[Source excerpt]
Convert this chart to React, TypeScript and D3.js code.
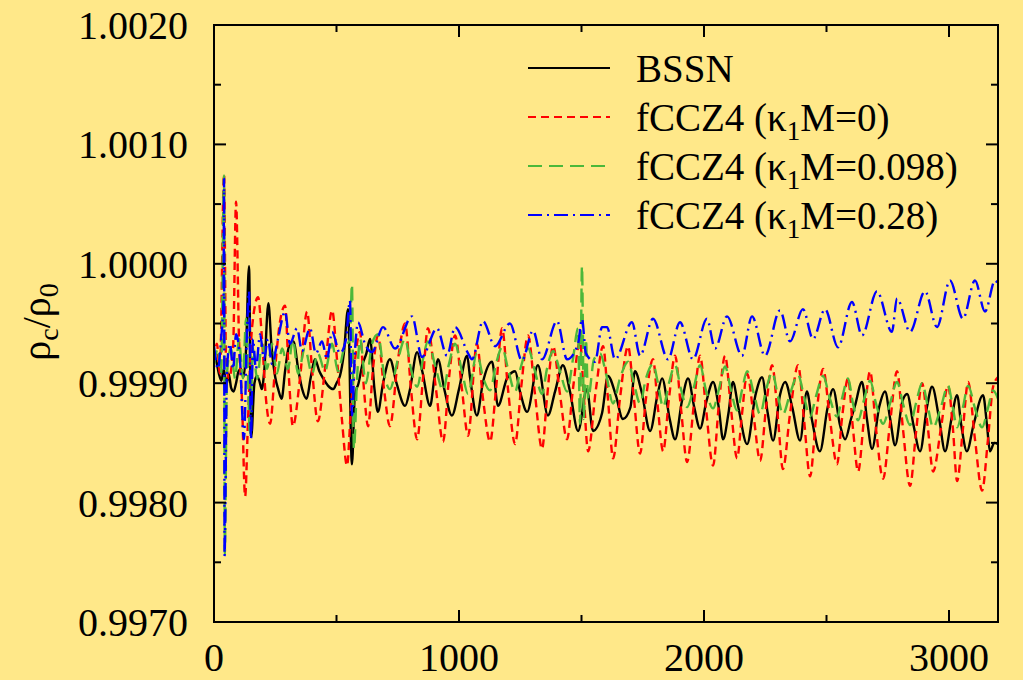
import React from 'react';
import * as d3 from 'd3';

type P = [number, number];

// BSSN (black, solid)
const bssn: P[] = [[0,.99925],[10,.99918],[20,.99908],[30,.99902],[40,.99912],[50,.99898],[60,.99908],[70,.99896],[80,.99893],[90,.999],[100,.9991],[110,.99912],[120,.99905],[130,.99925],[143,.99998],[152,.99855],[165,.999],[175,.99906],[185,.99902],[195,.99895],[205,.9991],[222,.99967],[235,.9993],[250,.99905],[262,.99895],[276,.99887],[290,.9991],[305,.9993],[324,.99935],[345,.9991],[360,.99895],[378,.99887],[395,.99905],[412,.9992],[430,.9991],[446,.99904],[465,.99898],[487,.99895],[500,.999],[514,.99906],[530,.99925],[547,.99962],[563,.99832],[575,.9989],[590,.999],[605,.99915],[622,.99925],[637,.99937],[655,.99895],[669,.99876],[690,.999],[718,.9992],[745,.999],[780,.99881],[800,.99895],[829,.99926],[850,.9991],[882,.99881],[900,.99905],[914,.9992],[940,.99895],[971,.99873],[1000,.99895],[1033,.99923],[1045,.99905],[1073,.99873],[1098,.99901],[1135,.99918],[1159,.99881],[1196,.99904],[1229,.9991],[1249,.99893],[1278,.99876],[1322,.99915],[1363,.99873],[1392,.99893],[1424,.99915],[1453,.99893],[1486,.9986],[1522,.99895],[1547,.9986],[1584,.99875],[1608,.99906],[1640,.9989],[1669,.9987],[1700,.9988],[1718,.9991],[1745,.99893],[1780,.9986],[1810,.9989],[1829,.99904],[1860,.9987],[1882,.99853],[1910,.99885],[1935,.99904],[1960,.9988],[1984,.99862],[2010,.99885],[2037,.99901],[2060,.9988],[2078,.99853],[2100,.99875],[2118,.99901],[2140,.9988],[2176,.99849],[2210,.9989],[2237,.99905],[2260,.99875],[2282,.99852],[2310,.9989],[2331,.99901],[2360,.9988],[2392,.99852],[2420,.99893],[2440,.9987],[2473,.99843],[2505,.9988],[2527,.99895],[2555,.99865],[2576,.99853],[2600,.9987],[2616,.99881],[2645,.99901],[2665,.9987],[2686,.99845],[2715,.9988],[2739,.99893],[2760,.9987],[2780,.99848],[2810,.99885],[2829,.99891],[2855,.99865],[2882,.99843],[2910,.9988],[2931,.99897],[2960,.9987],[2984,.99843],[3010,.9987],[3033,.9989],[3050,.99865],[3073,.99843],[3100,.99865],[3139,.9989],[3155,.99865],[3167,.99843],[3185,.9985],[3200,.99849]];

// fCCZ4 (kappa1 M = 0), red short dashes
const fccz4k0: P[] = [[0,.9992],[12,.99933],[24,.99908],[41,1.00075],[49,.9992],[61,.99904],[78,.99929],[90,1.00052],[102,.99937],[114,.99887],[127,.99805],[139,.9987],[155,.99946],[180,.99972],[196,.99937],[212,.99887],[229,.99866],[249,.99912],[269,.99951],[290,.99965],[306,.99904],[322,.99864],[351,.99904],[380,.9996],[400,.99912],[424,.99868],[453,.99912],[482,.99961],[502,.9992],[522,.9987],[543,.99831],[559,.99879],[576,.9992],[596,.99943],[612,.99895],[629,.99864],[649,.99912],[669,.9994],[694,.99895],[718,.99864],[751,.9992],[780,.9995],[804,.99895],[829,.99853],[853,.99904],[873,.99946],[906,.99895],[935,.99851],[959,.99904],[984,.9994],[1012,.99895],[1037,.99856],[1073,.99933],[1098,.99887],[1127,.99851],[1151,.99895],[1176,.99946],[1200,.99895],[1229,.99849],[1253,.99895],[1282,.9994],[1310,.99891],[1339,.99845],[1359,.99887],[1384,.99931],[1412,.99891],[1441,.99853],[1465,.99895],[1494,.99935],[1510,.99887],[1527,.99843],[1559,.99895],[1588,.99931],[1608,.99887],[1629,.99837],[1657,.99887],[1690,.99931],[1714,.99887],[1739,.99841],[1763,.99887],[1792,.9992],[1812,.99879],[1833,.99843],[1857,.99887],[1882,.99923],[1906,.99879],[1931,.99834],[1959,.99883],[1984,.99923],[2008,.99879],[2037,.99831],[2061,.99883],[2086,.99923],[2110,.99879],[2135,.99837],[2155,.99874],[2176,.99908],[2204,.9987],[2229,.99835],[2253,.99879],[2278,.99915],[2302,.9987],[2322,.99828],[2351,.99874],[2384,.99915],[2408,.9987],[2433,.99822],[2457,.9987],[2486,.99912],[2514,.9987],[2543,.99832],[2563,.9987],[2588,.99904],[2608,.99862],[2629,.99826],[2653,.9987],[2678,.9991],[2702,.99862],[2731,.9982],[2759,.99866],[2788,.9991],[2812,.99862],[2841,.99814],[2865,.99858],[2890,.999],[2914,.99862],[2935,.99826],[2967,.99862],[2996,.99898],[3016,.99862],[3033,.99818],[3057,.99862],[3078,.99901],[3106,.99853],[3135,.9981],[3159,.99853],[3180,.99897],[3200,.99905]];

// fCCZ4 (kappa1 M = 0.098), green long dashes
const fccz4k098: P[] = [[0,.99916],[16,.99929],[29,.99908],[41,1.00074],[44,.99757],[53,.99908],[69,.99929],[86,.99904],[102,.99937],[118,.99904],[131,.99954],[147,.99856],[159,.99929],[176,.99904],[196,.99933],[216,.99912],[237,.99933],[257,.99908],[278,.99929],[302,.99912],[322,.99937],[343,.99908],[371,.99929],[400,.99908],[424,.99925],[453,.9991],[482,.99933],[506,.9991],[531,.99929],[555,.99937],[563,.99983],[571,.99845],[584,.99904],[596,.99937],[620,.999],[645,.99933],[669,.99941],[694,.99908],[718,.99895],[751,.9992],[780,.99937],[804,.99912],[829,.99897],[853,.9992],[873,.99935],[906,.99912],[935,.99894],[959,.99916],[984,.99933],[1012,.9991],[1037,.99891],[1073,.99925],[1098,.99905],[1127,.99894],[1151,.99916],[1176,.9993],[1200,.99912],[1229,.99893],[1253,.99914],[1282,.99929],[1310,.9991],[1339,.99891],[1359,.99912],[1384,.99927],[1412,.9991],[1441,.99893],[1465,.9992],[1486,.99946],[1494,.99866],[1502,.99998],[1510,.9987],[1518,.99937],[1527,.99887],[1551,.9992],[1576,.99925],[1600,.99908],[1629,.99883],[1657,.99904],[1690,.99918],[1714,.999],[1739,.99883],[1763,.99904],[1792,.99916],[1812,.999],[1833,.9988],[1857,.999],[1882,.99915],[1906,.99895],[1931,.9988],[1959,.99897],[1984,.99915],[2008,.99894],[2037,.99879],[2061,.99895],[2086,.99914],[2110,.99894],[2135,.99877],[2155,.99894],[2176,.9991],[2204,.99891],[2229,.99874],[2253,.99894],[2278,.99909],[2302,.99889],[2322,.99874],[2351,.99891],[2384,.99907],[2408,.99889],[2433,.99872],[2457,.99889],[2486,.99906],[2514,.99887],[2543,.99872],[2563,.99887],[2588,.99904],[2608,.99883],[2629,.99869],[2653,.99886],[2678,.99902],[2702,.99883],[2731,.99866],[2759,.99883],[2788,.99901],[2812,.99883],[2841,.99865],[2865,.99883],[2890,.999],[2914,.9988],[2935,.99863],[2967,.9988],[2996,.99898],[3016,.99879],[3033,.99863],[3057,.9988],[3078,.99898],[3106,.99879],[3135,.99863],[3159,.99879],[3180,.99894],[3200,.99887]];

// fCCZ4 (kappa1 M = 0.28), blue dash-dot
const fccz4k028: P[] = [[0,.99931],[16,.99912],[29,.99937],[39,.9997],[41,1.00071],[43,.99755],[53,.99912],[65,.99933],[78,.99912],[90,.99941],[106,.9992],[122,.99853],[135,.99946],[143,.99977],[151,.99853],[159,.99937],[171,.99912],[188,.99941],[204,.9992],[220,.99937],[237,.99916],[261,.99937],[290,.9996],[310,.99933],[339,.99946],[359,.99927],[392,.99946],[416,.99925],[441,.99935],[461,.9992],[482,.99943],[514,.99925],[539,.99937],[555,.99969],[563,.99873],[576,.99929],[588,.99951],[616,.99933],[645,.99926],[690,.99947],[739,.99929],[808,.99956],[849,.99922],[910,.99946],[951,.99923],[984,.99947],[1037,.99925],[1053,.9992],[1098,.99952],[1147,.99931],[1208,.9995],[1257,.99919],[1302,.99944],[1339,.9992],[1400,.99952],[1441,.9992],[1486,.99933],[1502,.99954],[1518,.99925],[1555,.99918],[1584,.99947],[1604,.99947],[1637,.9992],[1706,.99951],[1739,.99923],[1792,.99954],[1853,.9992],[1902,.99951],[1955,.9992],[2012,.99954],[2045,.99929],[2094,.99956],[2155,.99923],[2196,.99956],[2249,.99923],[2310,.99961],[2351,.99935],[2404,.99962],[2445,.99937],[2494,.99962],[2547,.9993],[2604,.99968],[2645,.9994],[2706,.99977],[2767,.99943],[2788,.99971],[2841,.99943],[2902,.99977],[2951,.99947],[3004,.99986],[3057,.99954],[3106,.99986],[3147,.9996],[3188,.99986],[3200,.99983]];

const xTicks = [0, 1000, 2000, 3000];
const xMinorTicks = [500, 1500, 2500];
const yTicks = [0.997, 0.998, 0.999, 1.0, 1.001, 1.002];
const yTickLabels = ['0.9970', '0.9980', '0.9990', '1.0000', '1.0010', '1.0020'];
const yMinorTicks = [0.9975, 0.9985, 0.9995, 1.0005, 1.0015];

const FONT = "'Liberation Serif', 'DejaVu Serif', 'Times New Roman', serif";

const series = [
  { name: 'BSSN', data: bssn, color: '#000000', dash: '', pre: 'BSSN', sub: '', post: '' },
  { name: 'k0', data: fccz4k0, color: '#ff0000', dash: '8,5', pre: 'fCCZ4 (κ', sub: '1', post: 'M=0)' },
  { name: 'k098', data: fccz4k098, color: '#4cb83a', dash: '14,7', pre: 'fCCZ4 (κ', sub: '1', post: 'M=0.098)' },
  { name: 'k028', data: fccz4k028, color: '#0000ff', dash: '14,5,2,5', pre: 'fCCZ4 (κ', sub: '1', post: 'M=0.28)' },
];

export default function App() {
  const W = 1023, H = 680;
  const L = 214, R = 998, T = 25, B = 622;
  const x = d3.scaleLinear().domain([0, 3200]).range([L, R]);
  const y = d3.scaleLinear().domain([0.997, 1.002]).range([B, T]);
  const line = d3.line<P>().x(d => x(d[0])).y(d => y(d[1])).curve(d3.curveMonotoneX);
  const major = 12, minor = 7;

  return (
    <svg width={W} height={H} style={{ position: 'fixed', left: 0, top: 0, display: 'block' }} fontFamily={FONT}>
      <rect x={0} y={0} width={W} height={H} fill="#ffe889" />
      <defs>
        <clipPath id="plotclip"><rect x={L} y={T} width={R - L} height={B - T} /></clipPath>
      </defs>
      <g clipPath="url(#plotclip)">
        {series.map(s => (
          <path key={s.name} d={line(s.data) || ''} fill="none" stroke={s.color} strokeWidth={2.4}
            strokeDasharray={s.dash || undefined} strokeLinejoin="round" />
        ))}
      </g>
      {/* frame */}
      <rect x={L} y={T} width={R - L} height={B - T} fill="none" stroke="#000" strokeWidth={2} />
      {/* x ticks */}
      {xTicks.map(t => (
        <g key={'xt' + t}>
          <line x1={x(t)} x2={x(t)} y1={B} y2={B - major} stroke="#000" strokeWidth={2} />
          <line x1={x(t)} x2={x(t)} y1={T} y2={T + major} stroke="#000" strokeWidth={2} />
          <text x={x(t)} y={671} fontSize={40} textAnchor="middle" fill="#000">{t}</text>
        </g>
      ))}
      {xMinorTicks.map(t => (
        <g key={'xm' + t}>
          <line x1={x(t)} x2={x(t)} y1={B} y2={B - minor} stroke="#000" strokeWidth={2} />
          <line x1={x(t)} x2={x(t)} y1={T} y2={T + minor} stroke="#000" strokeWidth={2} />
        </g>
      ))}
      {/* y ticks */}
      {yTicks.map((t, i) => (
        <g key={'yt' + t}>
          <line x1={L} x2={L + major} y1={y(t)} y2={y(t)} stroke="#000" strokeWidth={2} />
          <line x1={R} x2={R - major} y1={y(t)} y2={y(t)} stroke="#000" strokeWidth={2} />
          <text x={188} y={y(t)} dy="0.35em" fontSize={40} textAnchor="end" fill="#000">{yTickLabels[i]}</text>
        </g>
      ))}
      {yMinorTicks.map(t => (
        <g key={'ym' + t}>
          <line x1={L} x2={L + minor} y1={y(t)} y2={y(t)} stroke="#000" strokeWidth={2} />
          <line x1={R} x2={R - minor} y1={y(t)} y2={y(t)} stroke="#000" strokeWidth={2} />
        </g>
      ))}
      {/* y axis label */}
      <text transform="translate(50,322) rotate(-90)" fontSize={40} textAnchor="middle" fill="#000">
        <tspan>ρ</tspan><tspan fontSize={28} dy={8}>c</tspan><tspan dy={-8}>/ρ</tspan><tspan fontSize={28} dy={8}>0</tspan>
      </text>
      {/* legend */}
      {series.map((s, i) => {
        const ly = 68 + i * 49;
        return (
          <g key={'lg' + s.name}>
            <line x1={528} x2={610} y1={ly} y2={ly} stroke={s.color} strokeWidth={2}
              strokeDasharray={s.dash || undefined} />
            <text x={636} y={ly + 14} fontSize={39} fill="#000">
              <tspan>{s.pre}</tspan>
              {s.sub ? <tspan fontSize={27} dy={9}>{s.sub}</tspan> : null}
              {s.sub ? <tspan dy={-9}>{s.post}</tspan> : null}
            </text>
          </g>
        );
      })}
    </svg>
  );
}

[The exercise] Determine how many lines of the listing above include the word "React", and report that number only.

[Result for this task] 2